Returns an ArrayType containing StructType elements with two fields: - key: The key from the map (preserves original key type) - value: The value from the map (preserves original value type)

Supported Data Types¶

Supports any MapType input where:

Keys can be any data type that is valid for map keys
Values can be any data type that is valid for map values
The resulting array will contain structs with the same key and value types as the input map

Algorithm¶

The expression evaluation process follows these steps:

Takes a map input and validates it is of MapType
Iterates through each key-value pair in the input map
Creates a struct object for each pair with "key" and "value" fields
Collects all struct objects into an array
Returns the array containing all key-value pair structs

Partitioning Behavior¶

This expression has the following partitioning characteristics:

Preserves existing partitioning as it operates on individual rows
Does not require data shuffle since it's a row-level transformation
Can be executed in parallel across partitions without coordination

Edge Cases¶

Null input: If the input map is null, returns null
Empty map: If the input map is empty, returns an empty array
Null keys/values: Preserves null keys and null values within the resulting struct entries
Large maps: Performance may degrade with very large maps due to array creation overhead

Code Generation¶

This expression supports Spark's Catalyst code generation (Tungsten) for optimized execution. The generated code efficiently iterates through map entries and constructs the result array without falling back to interpreted mode.

Examples¶

-- Convert a simple map to key-value struct array
SELECT map_entries(map(1, 'a', 2, 'b'));
-- Result: [{"key":1,"value":"a"},{"key":2,"value":"b"}]

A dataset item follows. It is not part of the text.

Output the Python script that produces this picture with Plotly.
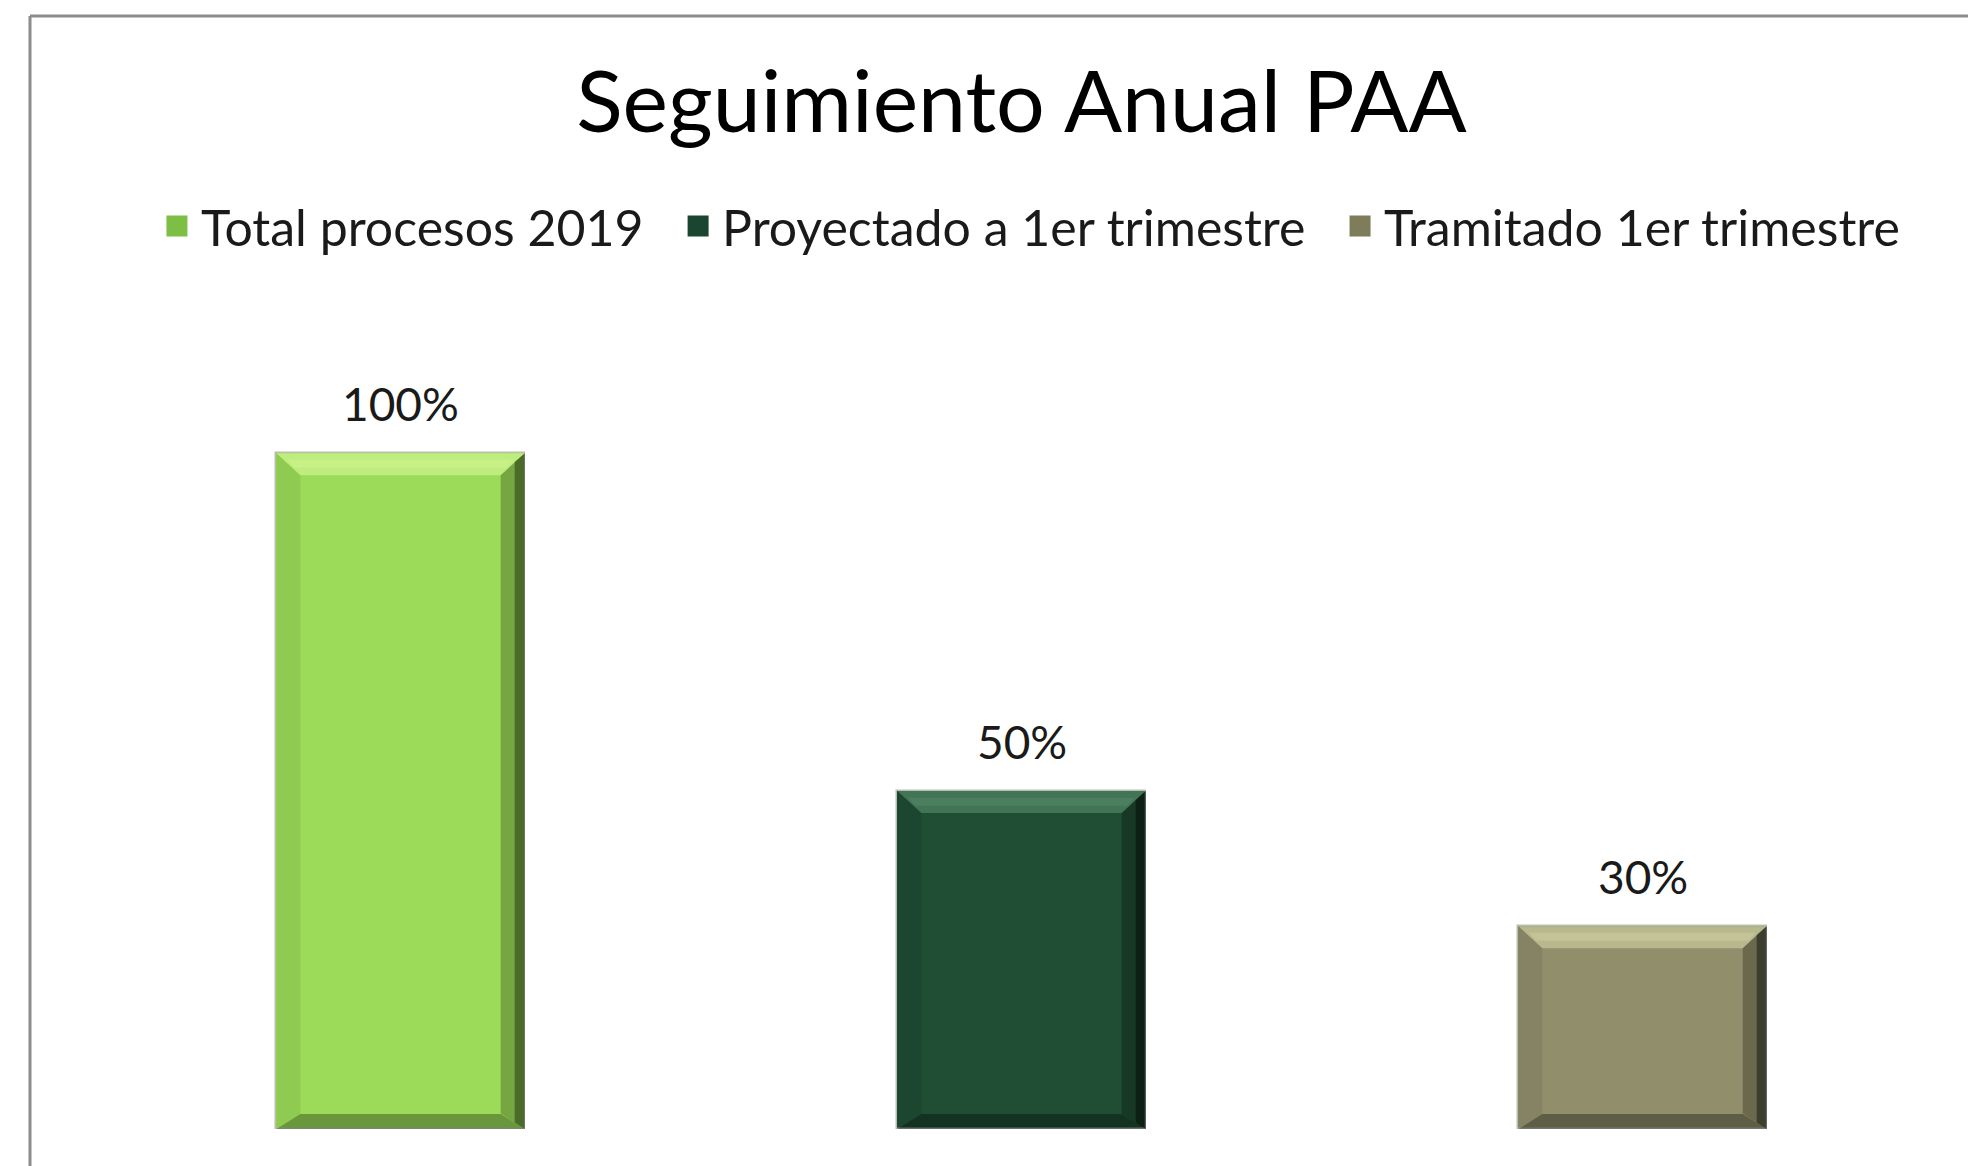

-- Use with complex data types
SELECT map_entries(map('name', 'John', 'city', 'NYC'));
-- Result: [{"key":"name","value":"John"},{"key":"city","value":"NYC"}]

-- Handle empty map
SELECT map_entries(map());
-- Result: []

// DataFrame API usage
import org.apache.spark.sql.functions._

df.select(map_entries(col("my_map_column")))

// Create map and convert to entries
df.select(map_entries(map(lit("key1"), lit("value1"), lit("key2"), lit("value2"))))